Pediatricians say EHRs could help prevent errors

By Johnathan Warner
10:58 AM

Electronic health records could help prevent pediatric misdiagnosis, according to a recent survey of 750 pediatricians across the country.


“They felt that EMR and IT could help in decreasing diagnostic errors in pediatrics,” said Geeta Singhal, MD, one of the authors of “Errors of Diagnosis in Pediatric Practice: A Multisite Survey,” conducted by the American Academy of Pediatrics.


“One of the benefits to electronic health records is the ability to quickly look through information that could be scattered or missing in paper- based records,” said Mark Del Beccario, MD, the pediatrician in chief and chief medical information officer at Seattle Children’s Hospital.


The most common errors pediatricians make are related to medications, Del Beccario said, “one of the most studied parts of electronic health records benefits and cited by the Institute of Medicine and Leapfrog as a major initiative to improve care and safety.”


EHRs can “improve communication of information such as referrals and test results, improve coordination between different systems of care, provide clinical decision support such as alerts and reminders for key diagnostic steps, provide information at the point of care, and allow the information to be displayed in a visual format accessible to medical personnel,” said Singh Hardeep, MD, one of the report’s authors.


However, EHRs are but one facet of a potential solution to a problem that can have multiple causes, Hardeep said.
 “It's an issue of multifactoral origin that’s going to see solutions that are manyfold,” said Singhal. “It won't be that IT’s the one bullet to take care of it.”
A barrier in preventing diagnostic errors using EHRs and other IT has been the low rate of adoption and use of the technology.


Daniel R. Neuspiel, MD, director of ambulatory pediatrics at Levine Children’s Hospital, said the primary obstacles to adopting EHRs are “mainly inertia, fear of loss of control by physicians and general resistance to change.”

Meanwhile the work toward greater patient safety goes on. 
“We will continue to conduct high quality research into potential solutions and use that to implement improvement strategies into clinical practice,” said Hardeep.

Neuspiel said Levine Children’s Hospital has “implemented checklists for nurses in our practice, which include standardization of screening tests so that some important diagnoses are not missed.”
One other way to reduce the chance of misdiagnosis is enhancing communication between doctor and the patient or the parents through e-mail.

“E-mail is an additional tool that helps in communication but does not replace face-to-face care,” said Del Beccario. “It works best when information is needed for clarification or follow-up, and when the information is not time sensitive. It does have its place, however, and like any other tool has been a helpful way to communicate.”

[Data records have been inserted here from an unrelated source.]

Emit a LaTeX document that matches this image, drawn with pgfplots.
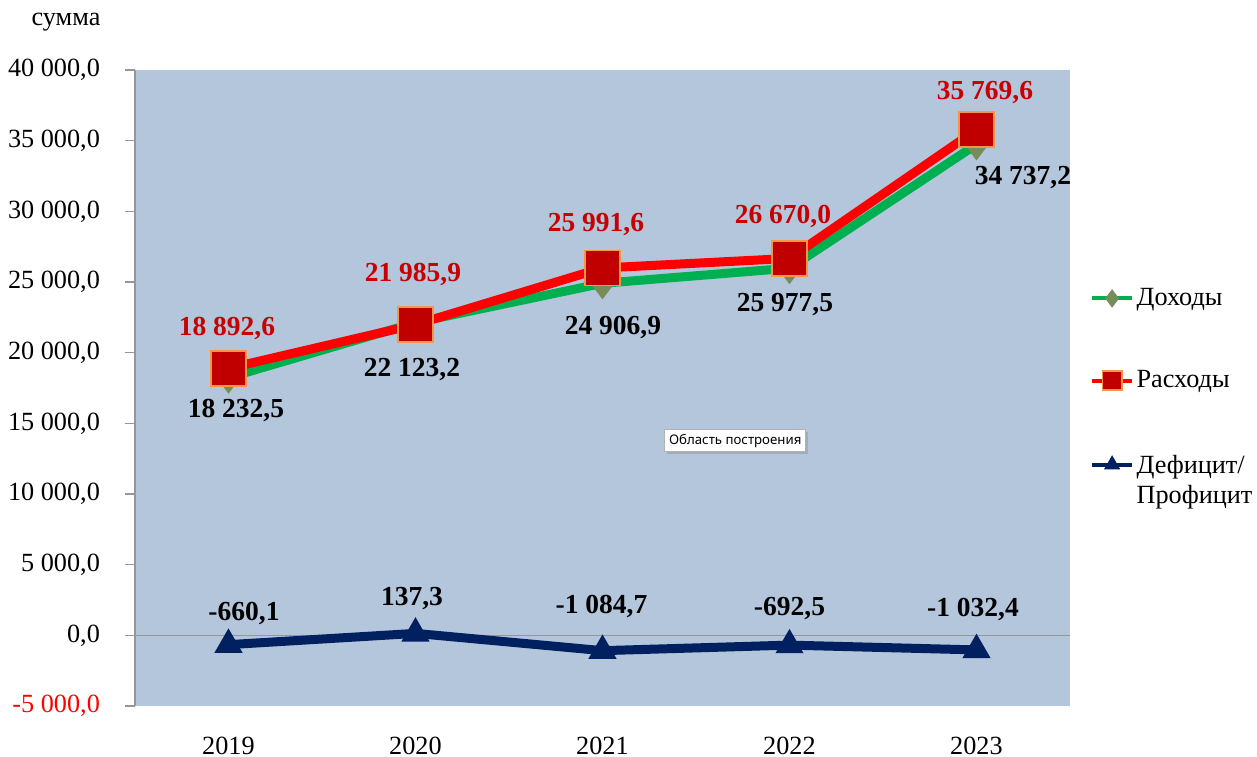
\documentclass[border=0pt]{standalone}
\usepackage{pgfplots}
\pgfplotsset{compat=1.18}
\usepackage{pgfplotstable}
\usepackage{fontspec}
\setmainfont{Liberation Serif}
\newfontfamily\uifont{Noto Sans}
\usetikzlibrary{shadows}
\definecolor{bgblue}{RGB}{180,198,220}
\definecolor{incgreen}{RGB}{0,176,80}
\definecolor{incmark}{RGB}{119,140,88}
\definecolor{expred}{RGB}{255,0,0}
\definecolor{expmark}{RGB}{192,0,0}
\definecolor{expedge}{RGB}{247,150,70}
\definecolor{defnavy}{RGB}{0,32,96}
\definecolor{lblred}{RGB}{200,0,0}
\definecolor{axgray}{RGB}{150,150,150}

\pgfplotstableread[col sep=semicolon]{
x;y;lab;dx;dy
0;18232.5;18 232,5;3;-13
1;22123.2;22 123,2;-1.4;-18.9
2;24906.9;24 906,9;4.2;-17.6
3;25977.5;25 977,5;-1.8;-14.7
4;34737.2;34 737,2;18.6;-13.4
}\inc
\pgfplotstableread[col sep=semicolon]{
x;y;lab;dx;dy
0;18892.6;18 892,6;-0.6;16
1;21985.9;21 985,9;-1;20.2
2;25991.6;25 991,6;-2.6;17.2
3;26670.0;26 670,0;-2.6;16.6
4;35769.6;35 769,6;3.4;15.1
}\expn
\pgfplotstableread[col sep=semicolon]{
x;y;lab;dx;dy
0;-660.1;-660,1;6.2;12.3
1;137.3;137,3;-1.4;14
2;-1084.7;-1 084,7;-0.4;17.6
3;-692.5;-692,5;0;14.8
4;-1032.4;-1 032,4;-1.4;16
}\defi

\begin{document}
\begin{tikzpicture}
\useasboundingbox (0pt,0pt) rectangle (502.8pt,302.4pt);
\begin{axis}[
  at={(54pt,20pt)}, anchor=south west,
  width=374pt, height=254.4pt, scale only axis,
  xmin=-0.5, xmax=4.5, ymin=-5000, ymax=40000,
  scaled y ticks=false,
  clip=false,
  axis background/.style={fill=bgblue},
  axis y line*=left, axis x line*=bottom,
  x axis line style={draw=none},
  y axis line style={axgray, line width=0.6pt},
  xtick={0,1,2,3,4},
  xticklabels={2019,2020,2021,2022,2023},
  xtick style={draw=none},
  xticklabel style={font=\fontsize{10.5}{12}\selectfont, yshift=-5pt},
  ytick={-5000,0,5000,10000,15000,20000,25000,30000,35000,40000},
  yticklabels={{\textcolor{red}{-5 000,0}},{0,0},{5 000,0},{10 000,0},{15 000,0},{20 000,0},{25 000,0},{30 000,0},{35 000,0},{40 000,0}},
  tick align=outside, major tick length=4pt,
  ytick style={axgray, line width=0.6pt},
  yticklabel style={font=\fontsize{10.5}{12}\selectfont, anchor=east, xshift=-6.5pt},
  ylabel={сумма},
  every axis y label/.style={at={(rel axis cs:0,1)}, anchor=center, xshift=-27.6pt, yshift=19.2pt, font=\fontsize{10.5}{12}\selectfont},
  legend style={at={(rel axis cs:1.021,0.662)}, anchor=north west, draw=none, fill=none,
    font=\fontsize{10.5}{12}\selectfont, row sep=22.5pt, inner sep=0pt,
    nodes={inner sep=1pt}},
  legend cell align=left,
  legend image code/.code={
    \draw[#1,line width=1.6pt,mark=none] (0pt,0pt) -- (16pt,0pt);
    \draw[#1,mark size=0.55\pgfplotmarksize] plot coordinates {(8pt,0pt)};
  },
  nodes near coords,
  point meta=explicit symbolic,
  visualization depends on={\thisrow{dx} \as \lblx},
  visualization depends on={\thisrow{dy} \as \lbly},
  every node near coord/.append style={anchor=center, xshift=\lblx pt, yshift=\lbly pt,
    font=\bfseries\fontsize{11}{13}\selectfont},
]
\draw[axgray, line width=0.6pt] (axis cs:-0.5,0) -- (axis cs:4.5,0);

\addplot[incgreen, line width=3.6pt, mark=diamond*, mark size=6pt,
  mark options={fill=incmark, draw=incmark, line width=0.5pt},
  every node near coord/.append style={text=black}]
  table[x=x, y=y, meta=lab] {\inc};
\addlegendentry{Доходы}

\addplot[expred, line width=3.6pt, mark=square*, mark size=7pt,
  mark options={fill=expmark, draw=expedge, line width=0.7pt},
  every node near coord/.append style={text=lblred}]
  table[x=x, y=y, meta=lab] {\expn};
\addlegendentry{Расходы}

\addplot[defnavy, line width=3.6pt, mark=triangle*, mark size=6pt,
  mark options={fill=defnavy, draw=defnavy, line width=0.5pt},
  every node near coord/.append style={text=black}]
  table[x=x, y=y, meta=lab] {\defi};
\addlegendentry{\begin{tabular}[t]{@{}l@{}}Дефицит/\\Профицит\end{tabular}}

\node[fill=white, draw=gray!60, line width=0.4pt, inner sep=1.8pt,
  font=\uifont\fontsize{5.3}{6}\selectfont,
  drop shadow={opacity=0.35, shadow xshift=0.8pt, shadow yshift=-0.8pt}]
  at (rel axis cs:0.642,0.417) {Область построения};
\end{axis}
\end{tikzpicture}
\end{document}
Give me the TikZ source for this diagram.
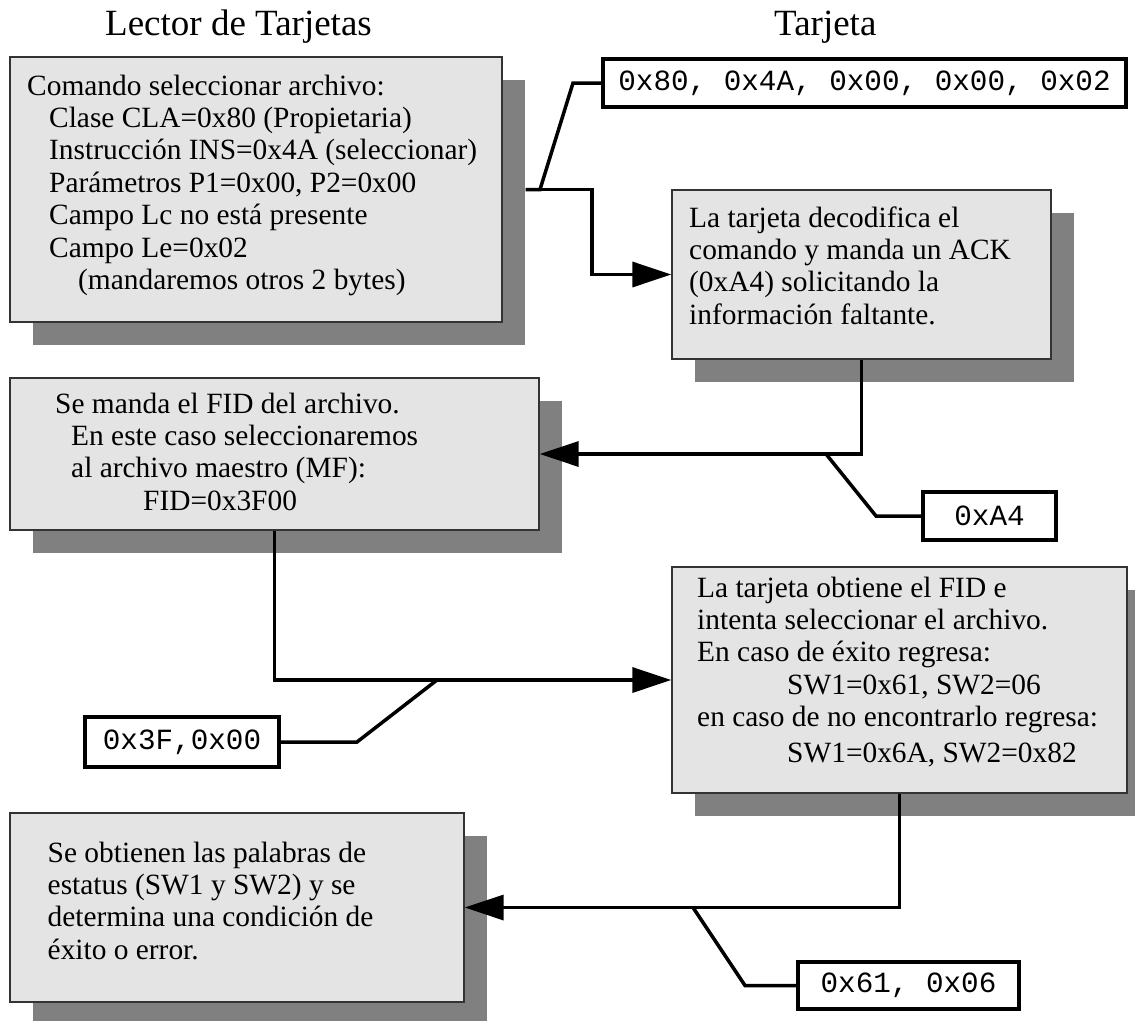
\documentclass[tikz,border=0pt]{standalone}
\usepackage{fontspec}
\setmainfont{Liberation Serif}
\setmonofont{Liberation Mono}
\usetikzlibrary{arrows.meta,shadows}

\definecolor{boxfill}{HTML}{E4E4E4}
\definecolor{shade}{HTML}{808080}
\definecolor{boxline}{HTML}{333333}

\tikzset{
  stepbox/.style={draw=boxline, line width=1.4pt, fill=boxfill, inner sep=0pt,
    drop shadow={shadow xshift=23pt, shadow yshift=-23pt, fill=shade, opacity=1}},
  bytebox/.style={draw=black, line width=4pt, fill=white, inner sep=0pt,
    font=\fontsize{29.3}{32}\ttfamily},
  body/.style={anchor=base west, inner sep=0pt, font=\fontsize{29.4}{32.4}\selectfont},
  heading/.style={anchor=base west, inner sep=0pt, font=\fontsize{37}{40}\selectfont},
  conn/.style={line width=3.5pt},
  flow/.style={conn, -{Triangle[length=39pt,width=25pt]}},
}

\begin{document}
\begin{tikzpicture}[x=1pt,y=-1pt]
\useasboundingbox (0,0) rectangle (1135,1020);

% column headings
\node[heading] (hreader) at (105,35) {Lector de Tarjetas};
\node[heading] (hcard) at (774,35) {Tarjeta};

% process boxes with drop shadows
\node[stepbox, minimum width=492pt, minimum height=265pt] (b1) at (256,189.5) {};
\node[stepbox, minimum width=379pt, minimum height=169pt] (b2) at (861.5,274.5) {};
\node[stepbox, minimum width=529pt, minimum height=152pt] (b3) at (274.5,454) {};
\node[stepbox, minimum width=455pt, minimum height=226pt] (b4) at (899.5,680) {};
\node[stepbox, minimum width=454pt, minimum height=189pt] (b5) at (237,907.5) {};

% box texts
\node[body] (t1) at (27,95) {\parbox[t]{480pt}{\raggedright
  Comando seleccionar archivo:\\
  \hspace*{22pt}Clase CLA=0x80 (Propietaria)\\
  \hspace*{22pt}Instrucción INS=0x4A (seleccionar)\\
  \hspace*{22pt}Parámetros P1=0x00, P2=0x00\\
  \hspace*{22pt}Campo Lc no está presente\\
  \hspace*{22pt}Campo Le=0x02\\
  \hspace*{51pt}(mandaremos otros 2 bytes)}};

\node[body] (t2) at (689,227) {\parbox[t]{360pt}{\raggedright
  La tarjeta decodifica el\\
  comando y manda un ACK\\
  (0xA4) solicitando la\\
  información faltante.}};

\node[body] (t3) at (55,413) {\parbox[t]{480pt}{\raggedright
  Se manda el FID del archivo.\\
  \hspace*{16pt}En este caso seleccionaremos\\
  \hspace*{16pt}al archivo maestro (MF):\\
  \hspace*{88pt}FID=0x3F00}};

\node[body] (t4) at (697,597) {\parbox[t]{430pt}{\raggedright
  La tarjeta obtiene el FID e\\
  intenta seleccionar el archivo.\\
  En caso de éxito regresa:\\
  \hspace*{90pt}SW1=0x61, SW2=06\\
  en caso de no encontrarlo regresa:\\[3pt]
  \hspace*{90pt}SW1=0x6A, SW2=0x82}};

\node[body] (t5) at (47.5,862) {\parbox[t]{400pt}{\raggedright
  Se obtienen las palabras de\\
  estatus (SW1 y SW2) y se\\
  determina una condición de\\
  éxito o error.}};

% byte frames
\node[bytebox, minimum width=523pt, minimum height=48pt] (m1) at (864.5,83) {0x80, 0x4A, 0x00, 0x00, 0x02};
\node[bytebox, minimum width=133pt, minimum height=48pt] (a1) at (989.5,516) {0xA4};
\node[bytebox, minimum width=194pt, minimum height=50pt] (a2) at (182,742) {0x3F,0x00};
\node[bytebox, minimum width=221pt, minimum height=47pt] (a3) at (908.5,985.5) {0x61, 0x06};

% connectors
\coordinate (j1) at (540,189.5);
\draw[conn] ([xshift=23pt]b1.east) -- (j1) -- (573,83) -- (m1.west);
\draw[flow] (j1) -- (592,189.5) |- (b2.west);

\draw[flow] (b2.south) |- (b3.east);
\coordinate (j2) at (826,454);
\draw[conn] (j2) -- (876,516) -- (a1.west);

\draw[flow] (b3.south) |- (b4.west);
\coordinate (j3) at (437,680);
\draw[conn] (j3) -- (357,742) -- (a2.east);

\draw[flow] (b4.south) |- (b5.east);
\coordinate (j4) at (693,907.5);
\draw[conn] (j4) -- (745,985.5) -- (a3.west);
\end{tikzpicture}
\end{document}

Despite the knowledge that EHRs and other forms of IT can help prevent misdiagnosis in pediatrics and other fields of medicine, the study of misdiagnosis is, as Singhal put it, “very new and very understudied, and in pediatrics, this is the first study that we know of that’s been done that even looks at pediatrics, so there are a lot more questions than answers.”

“This issue is not restricted to a single system, single specialty or private or public institutions,” Hardeep said. “It is an issue that is seen across all systems and providers and is of international significance.”